REQUIRED WORK: Set down exactly the lines from the one with "Clone this chart in Apache ECharts." to the one with "const errHalf = 0.5;", both included, and no line outside that range.

GIVEN DATA:
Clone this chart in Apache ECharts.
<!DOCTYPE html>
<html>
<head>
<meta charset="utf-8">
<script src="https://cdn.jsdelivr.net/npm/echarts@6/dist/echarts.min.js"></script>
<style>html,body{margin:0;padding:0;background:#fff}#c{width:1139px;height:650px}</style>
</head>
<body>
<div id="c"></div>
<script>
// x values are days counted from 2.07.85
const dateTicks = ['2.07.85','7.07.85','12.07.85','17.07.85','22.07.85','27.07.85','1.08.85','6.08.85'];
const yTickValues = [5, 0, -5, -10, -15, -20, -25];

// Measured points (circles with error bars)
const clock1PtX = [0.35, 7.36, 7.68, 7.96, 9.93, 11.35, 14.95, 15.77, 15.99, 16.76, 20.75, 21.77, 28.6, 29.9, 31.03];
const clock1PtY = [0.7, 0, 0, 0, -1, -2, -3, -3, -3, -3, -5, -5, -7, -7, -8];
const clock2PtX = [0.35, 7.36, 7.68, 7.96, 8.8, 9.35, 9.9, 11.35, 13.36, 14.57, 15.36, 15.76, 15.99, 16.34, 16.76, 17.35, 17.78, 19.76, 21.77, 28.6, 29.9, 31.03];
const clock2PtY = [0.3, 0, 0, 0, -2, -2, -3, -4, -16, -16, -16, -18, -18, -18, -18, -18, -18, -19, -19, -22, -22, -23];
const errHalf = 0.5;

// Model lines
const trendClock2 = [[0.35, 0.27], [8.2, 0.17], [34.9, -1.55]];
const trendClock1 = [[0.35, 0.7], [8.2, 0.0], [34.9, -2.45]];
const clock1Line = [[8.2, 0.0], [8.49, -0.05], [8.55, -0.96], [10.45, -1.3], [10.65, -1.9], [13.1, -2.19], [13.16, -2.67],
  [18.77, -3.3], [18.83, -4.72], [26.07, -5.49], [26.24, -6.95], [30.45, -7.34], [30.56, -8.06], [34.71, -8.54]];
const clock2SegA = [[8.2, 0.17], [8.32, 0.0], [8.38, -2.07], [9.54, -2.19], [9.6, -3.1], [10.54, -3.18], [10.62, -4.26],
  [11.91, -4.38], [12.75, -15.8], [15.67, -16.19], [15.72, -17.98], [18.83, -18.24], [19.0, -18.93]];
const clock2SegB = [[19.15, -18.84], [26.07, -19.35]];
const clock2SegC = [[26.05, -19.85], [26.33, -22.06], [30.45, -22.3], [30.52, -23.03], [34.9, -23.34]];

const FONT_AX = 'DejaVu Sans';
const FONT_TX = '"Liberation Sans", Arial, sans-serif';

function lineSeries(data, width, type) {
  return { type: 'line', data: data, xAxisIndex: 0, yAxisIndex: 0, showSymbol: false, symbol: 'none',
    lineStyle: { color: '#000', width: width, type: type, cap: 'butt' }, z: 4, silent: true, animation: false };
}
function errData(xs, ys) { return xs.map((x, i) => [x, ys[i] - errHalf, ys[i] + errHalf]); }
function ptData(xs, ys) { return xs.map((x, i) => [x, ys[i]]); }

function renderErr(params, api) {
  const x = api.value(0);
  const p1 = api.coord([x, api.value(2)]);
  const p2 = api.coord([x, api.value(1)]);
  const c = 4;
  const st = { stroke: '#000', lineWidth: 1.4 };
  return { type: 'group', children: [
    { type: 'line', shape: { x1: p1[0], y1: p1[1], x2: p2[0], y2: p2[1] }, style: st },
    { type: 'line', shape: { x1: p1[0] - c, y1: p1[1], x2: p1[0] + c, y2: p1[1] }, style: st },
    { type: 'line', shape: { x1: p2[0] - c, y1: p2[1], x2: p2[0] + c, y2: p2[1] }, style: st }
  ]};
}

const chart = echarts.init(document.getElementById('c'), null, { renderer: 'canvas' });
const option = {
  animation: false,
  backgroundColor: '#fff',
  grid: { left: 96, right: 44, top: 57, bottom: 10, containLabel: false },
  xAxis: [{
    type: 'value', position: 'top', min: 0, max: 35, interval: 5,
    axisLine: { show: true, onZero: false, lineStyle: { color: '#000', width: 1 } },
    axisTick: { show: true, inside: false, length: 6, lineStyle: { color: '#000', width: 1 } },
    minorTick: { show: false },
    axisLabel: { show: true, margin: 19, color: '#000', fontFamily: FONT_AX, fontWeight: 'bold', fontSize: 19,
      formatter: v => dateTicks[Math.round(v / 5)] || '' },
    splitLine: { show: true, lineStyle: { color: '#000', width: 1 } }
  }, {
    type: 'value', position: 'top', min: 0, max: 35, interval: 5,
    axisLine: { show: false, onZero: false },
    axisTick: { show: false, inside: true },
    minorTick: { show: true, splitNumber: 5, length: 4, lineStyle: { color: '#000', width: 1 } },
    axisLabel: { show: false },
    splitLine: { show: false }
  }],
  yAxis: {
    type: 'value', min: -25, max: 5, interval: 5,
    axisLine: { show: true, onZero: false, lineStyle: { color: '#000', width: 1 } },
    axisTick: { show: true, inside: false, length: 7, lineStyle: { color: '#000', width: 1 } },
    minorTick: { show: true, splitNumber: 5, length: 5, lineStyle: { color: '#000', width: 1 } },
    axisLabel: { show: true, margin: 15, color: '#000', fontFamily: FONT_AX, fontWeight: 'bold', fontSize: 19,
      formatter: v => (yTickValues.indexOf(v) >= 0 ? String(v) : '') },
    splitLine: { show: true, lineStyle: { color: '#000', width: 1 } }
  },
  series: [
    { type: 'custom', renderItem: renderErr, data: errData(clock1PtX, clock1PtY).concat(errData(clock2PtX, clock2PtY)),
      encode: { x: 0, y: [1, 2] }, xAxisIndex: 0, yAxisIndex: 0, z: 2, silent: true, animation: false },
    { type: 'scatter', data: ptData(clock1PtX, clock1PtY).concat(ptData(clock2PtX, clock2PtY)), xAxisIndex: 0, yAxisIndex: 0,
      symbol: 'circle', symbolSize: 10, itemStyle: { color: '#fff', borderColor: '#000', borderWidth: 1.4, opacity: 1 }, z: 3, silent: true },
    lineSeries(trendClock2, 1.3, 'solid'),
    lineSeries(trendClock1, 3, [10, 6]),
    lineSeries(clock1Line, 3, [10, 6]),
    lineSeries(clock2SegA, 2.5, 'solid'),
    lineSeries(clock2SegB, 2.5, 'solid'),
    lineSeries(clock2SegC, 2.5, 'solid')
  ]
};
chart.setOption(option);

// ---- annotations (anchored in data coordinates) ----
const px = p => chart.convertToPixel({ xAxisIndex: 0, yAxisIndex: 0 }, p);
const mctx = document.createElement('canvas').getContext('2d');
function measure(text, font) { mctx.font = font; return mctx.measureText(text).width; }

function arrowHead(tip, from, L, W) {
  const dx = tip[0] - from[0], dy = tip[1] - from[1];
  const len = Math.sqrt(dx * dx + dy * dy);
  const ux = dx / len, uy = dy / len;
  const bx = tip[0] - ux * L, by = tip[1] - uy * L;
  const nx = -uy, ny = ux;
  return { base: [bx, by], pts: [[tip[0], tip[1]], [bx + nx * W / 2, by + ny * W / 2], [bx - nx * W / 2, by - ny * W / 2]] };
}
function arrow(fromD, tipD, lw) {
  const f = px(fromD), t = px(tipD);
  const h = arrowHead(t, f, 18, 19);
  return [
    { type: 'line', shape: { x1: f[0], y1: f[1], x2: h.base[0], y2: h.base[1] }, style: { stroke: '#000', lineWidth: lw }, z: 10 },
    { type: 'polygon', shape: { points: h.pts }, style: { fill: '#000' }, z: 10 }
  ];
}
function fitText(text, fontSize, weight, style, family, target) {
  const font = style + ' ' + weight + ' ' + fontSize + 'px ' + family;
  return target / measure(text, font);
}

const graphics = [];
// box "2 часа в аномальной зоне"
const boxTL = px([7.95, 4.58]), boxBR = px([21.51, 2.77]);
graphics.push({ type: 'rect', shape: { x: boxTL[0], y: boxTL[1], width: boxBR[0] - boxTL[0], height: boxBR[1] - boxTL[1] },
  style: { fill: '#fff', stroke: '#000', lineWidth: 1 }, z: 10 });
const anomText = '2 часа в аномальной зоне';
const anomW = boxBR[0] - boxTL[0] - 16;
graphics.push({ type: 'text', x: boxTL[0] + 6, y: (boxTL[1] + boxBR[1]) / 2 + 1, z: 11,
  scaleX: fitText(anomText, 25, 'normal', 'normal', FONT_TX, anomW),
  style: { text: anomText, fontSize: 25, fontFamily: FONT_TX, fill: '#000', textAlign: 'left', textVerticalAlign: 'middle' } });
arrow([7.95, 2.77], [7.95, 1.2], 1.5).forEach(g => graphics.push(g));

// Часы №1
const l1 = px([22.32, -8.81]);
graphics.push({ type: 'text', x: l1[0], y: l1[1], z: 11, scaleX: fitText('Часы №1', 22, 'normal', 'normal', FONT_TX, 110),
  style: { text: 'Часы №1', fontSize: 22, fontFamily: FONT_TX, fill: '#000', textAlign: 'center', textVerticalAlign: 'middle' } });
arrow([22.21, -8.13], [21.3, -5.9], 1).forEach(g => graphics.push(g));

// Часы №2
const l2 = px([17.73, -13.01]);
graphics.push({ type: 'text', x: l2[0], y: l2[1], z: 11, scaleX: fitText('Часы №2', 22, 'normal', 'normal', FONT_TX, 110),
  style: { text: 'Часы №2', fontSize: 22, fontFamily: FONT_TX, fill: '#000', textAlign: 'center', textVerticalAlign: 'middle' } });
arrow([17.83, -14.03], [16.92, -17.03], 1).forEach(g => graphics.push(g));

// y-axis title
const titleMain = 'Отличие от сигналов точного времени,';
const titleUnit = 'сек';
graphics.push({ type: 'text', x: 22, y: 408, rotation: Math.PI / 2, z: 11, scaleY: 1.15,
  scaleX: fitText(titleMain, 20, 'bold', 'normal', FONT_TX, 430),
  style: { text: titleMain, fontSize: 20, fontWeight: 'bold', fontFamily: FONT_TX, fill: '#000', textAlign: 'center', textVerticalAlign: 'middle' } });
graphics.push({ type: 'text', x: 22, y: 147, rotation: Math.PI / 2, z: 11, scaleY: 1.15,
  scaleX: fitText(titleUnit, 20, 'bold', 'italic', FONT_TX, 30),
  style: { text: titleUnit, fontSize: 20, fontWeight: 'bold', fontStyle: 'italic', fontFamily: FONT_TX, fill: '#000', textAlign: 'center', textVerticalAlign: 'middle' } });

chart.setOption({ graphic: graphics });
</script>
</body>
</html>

--

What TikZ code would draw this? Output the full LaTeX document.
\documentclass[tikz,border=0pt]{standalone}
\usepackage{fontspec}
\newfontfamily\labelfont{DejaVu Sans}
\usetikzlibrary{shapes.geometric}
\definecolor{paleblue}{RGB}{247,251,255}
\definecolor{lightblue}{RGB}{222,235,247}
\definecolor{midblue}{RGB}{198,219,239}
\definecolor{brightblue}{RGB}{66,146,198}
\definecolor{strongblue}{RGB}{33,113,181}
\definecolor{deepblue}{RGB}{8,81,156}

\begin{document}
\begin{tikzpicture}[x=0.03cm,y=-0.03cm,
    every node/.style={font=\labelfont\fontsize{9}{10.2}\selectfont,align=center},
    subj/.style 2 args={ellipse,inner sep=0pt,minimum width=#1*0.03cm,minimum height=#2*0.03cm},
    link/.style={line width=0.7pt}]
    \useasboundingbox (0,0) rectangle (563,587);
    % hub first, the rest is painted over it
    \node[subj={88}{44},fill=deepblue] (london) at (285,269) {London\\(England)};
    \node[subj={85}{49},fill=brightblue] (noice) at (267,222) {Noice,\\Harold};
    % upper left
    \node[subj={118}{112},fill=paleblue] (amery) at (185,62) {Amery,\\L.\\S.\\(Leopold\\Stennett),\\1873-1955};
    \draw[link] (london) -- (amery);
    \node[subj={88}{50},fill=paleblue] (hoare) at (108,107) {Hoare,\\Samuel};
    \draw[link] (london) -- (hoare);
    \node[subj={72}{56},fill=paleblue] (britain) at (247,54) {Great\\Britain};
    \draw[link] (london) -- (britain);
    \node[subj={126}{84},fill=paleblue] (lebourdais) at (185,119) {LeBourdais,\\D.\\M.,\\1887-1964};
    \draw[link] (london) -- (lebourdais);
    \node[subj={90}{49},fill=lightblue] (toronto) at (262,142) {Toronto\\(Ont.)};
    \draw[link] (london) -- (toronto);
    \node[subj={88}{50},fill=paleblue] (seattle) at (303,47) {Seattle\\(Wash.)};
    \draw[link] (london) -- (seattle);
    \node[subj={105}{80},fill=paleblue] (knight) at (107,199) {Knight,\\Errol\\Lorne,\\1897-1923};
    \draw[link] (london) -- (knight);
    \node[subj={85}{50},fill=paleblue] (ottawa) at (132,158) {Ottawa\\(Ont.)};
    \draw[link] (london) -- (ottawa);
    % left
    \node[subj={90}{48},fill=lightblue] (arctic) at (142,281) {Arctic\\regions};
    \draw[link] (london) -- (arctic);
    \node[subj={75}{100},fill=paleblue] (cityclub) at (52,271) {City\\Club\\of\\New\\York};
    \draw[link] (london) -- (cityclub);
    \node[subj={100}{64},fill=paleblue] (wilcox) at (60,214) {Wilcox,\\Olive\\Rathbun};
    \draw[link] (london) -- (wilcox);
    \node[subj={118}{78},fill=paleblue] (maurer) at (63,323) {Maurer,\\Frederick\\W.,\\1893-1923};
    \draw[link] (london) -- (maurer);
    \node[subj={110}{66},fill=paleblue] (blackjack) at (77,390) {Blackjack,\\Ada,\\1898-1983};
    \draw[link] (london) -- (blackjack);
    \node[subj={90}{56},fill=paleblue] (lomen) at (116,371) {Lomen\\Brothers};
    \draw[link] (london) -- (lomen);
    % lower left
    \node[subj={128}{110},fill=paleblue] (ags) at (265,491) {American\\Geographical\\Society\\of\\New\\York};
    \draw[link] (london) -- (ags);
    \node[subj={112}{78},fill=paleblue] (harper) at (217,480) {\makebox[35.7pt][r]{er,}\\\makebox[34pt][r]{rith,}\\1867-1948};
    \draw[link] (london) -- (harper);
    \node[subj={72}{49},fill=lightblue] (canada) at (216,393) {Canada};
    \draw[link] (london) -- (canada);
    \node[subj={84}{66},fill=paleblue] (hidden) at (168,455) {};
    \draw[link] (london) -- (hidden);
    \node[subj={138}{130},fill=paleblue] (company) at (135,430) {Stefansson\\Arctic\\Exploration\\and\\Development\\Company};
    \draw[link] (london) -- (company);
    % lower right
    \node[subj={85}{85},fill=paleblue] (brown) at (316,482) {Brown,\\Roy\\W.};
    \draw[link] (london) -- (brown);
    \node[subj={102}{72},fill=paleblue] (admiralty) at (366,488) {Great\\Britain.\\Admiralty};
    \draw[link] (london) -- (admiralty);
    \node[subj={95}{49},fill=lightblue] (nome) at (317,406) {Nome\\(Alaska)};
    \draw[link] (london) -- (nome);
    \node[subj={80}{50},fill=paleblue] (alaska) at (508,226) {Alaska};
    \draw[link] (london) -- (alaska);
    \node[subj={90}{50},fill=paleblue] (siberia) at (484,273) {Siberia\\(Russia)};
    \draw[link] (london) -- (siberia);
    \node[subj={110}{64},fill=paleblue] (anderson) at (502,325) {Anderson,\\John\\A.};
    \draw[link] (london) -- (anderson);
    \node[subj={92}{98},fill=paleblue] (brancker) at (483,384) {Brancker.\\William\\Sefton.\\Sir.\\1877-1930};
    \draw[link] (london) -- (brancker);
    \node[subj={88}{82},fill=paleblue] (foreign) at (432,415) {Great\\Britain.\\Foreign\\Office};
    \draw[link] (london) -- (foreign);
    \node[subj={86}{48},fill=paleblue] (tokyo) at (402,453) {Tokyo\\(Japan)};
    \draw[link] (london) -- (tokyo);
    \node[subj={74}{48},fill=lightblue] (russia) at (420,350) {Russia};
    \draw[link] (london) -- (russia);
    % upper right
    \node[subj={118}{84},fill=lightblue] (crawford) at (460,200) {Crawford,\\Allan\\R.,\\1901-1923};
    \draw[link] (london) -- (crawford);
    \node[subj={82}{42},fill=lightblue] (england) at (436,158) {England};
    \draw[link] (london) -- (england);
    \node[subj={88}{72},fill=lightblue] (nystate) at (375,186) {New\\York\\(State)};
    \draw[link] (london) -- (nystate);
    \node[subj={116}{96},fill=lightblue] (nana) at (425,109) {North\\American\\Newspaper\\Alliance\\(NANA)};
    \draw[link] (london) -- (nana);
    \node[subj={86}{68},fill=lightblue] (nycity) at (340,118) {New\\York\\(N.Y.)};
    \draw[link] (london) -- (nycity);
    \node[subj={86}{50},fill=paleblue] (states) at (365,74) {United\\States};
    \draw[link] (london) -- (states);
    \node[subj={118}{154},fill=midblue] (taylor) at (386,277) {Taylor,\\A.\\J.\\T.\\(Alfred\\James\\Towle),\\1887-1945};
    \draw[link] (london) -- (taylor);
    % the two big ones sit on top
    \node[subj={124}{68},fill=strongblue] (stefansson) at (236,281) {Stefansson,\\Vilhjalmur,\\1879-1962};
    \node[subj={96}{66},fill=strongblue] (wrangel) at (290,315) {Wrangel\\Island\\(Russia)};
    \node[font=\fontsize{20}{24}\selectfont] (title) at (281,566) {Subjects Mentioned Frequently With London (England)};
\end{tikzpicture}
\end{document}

RESPONSE FOR THIS EXERCISE:
Clone this chart in Apache ECharts.
<!DOCTYPE html>
<html>
<head>
<meta charset="utf-8">
<script src="https://cdn.jsdelivr.net/npm/echarts@6/dist/echarts.min.js"></script>
<style>html,body{margin:0;padding:0;background:#fff}#c{width:1139px;height:650px}</style>
</head>
<body>
<div id="c"></div>
<script>
// x values are days counted from 2.07.85
const dateTicks = ['2.07.85','7.07.85','12.07.85','17.07.85','22.07.85','27.07.85','1.08.85','6.08.85'];
const yTickValues = [5, 0, -5, -10, -15, -20, -25];

// Measured points (circles with error bars)
const clock1PtX = [0.35, 7.36, 7.68, 7.96, 9.93, 11.35, 14.95, 15.77, 15.99, 16.76, 20.75, 21.77, 28.6, 29.9, 31.03];
const clock1PtY = [0.7, 0, 0, 0, -1, -2, -3, -3, -3, -3, -5, -5, -7, -7, -8];
const clock2PtX = [0.35, 7.36, 7.68, 7.96, 8.8, 9.35, 9.9, 11.35, 13.36, 14.57, 15.36, 15.76, 15.99, 16.34, 16.76, 17.35, 17.78, 19.76, 21.77, 28.6, 29.9, 31.03];
const clock2PtY = [0.3, 0, 0, 0, -2, -2, -3, -4, -16, -16, -16, -18, -18, -18, -18, -18, -18, -19, -19, -22, -22, -23];
const errHalf = 0.5;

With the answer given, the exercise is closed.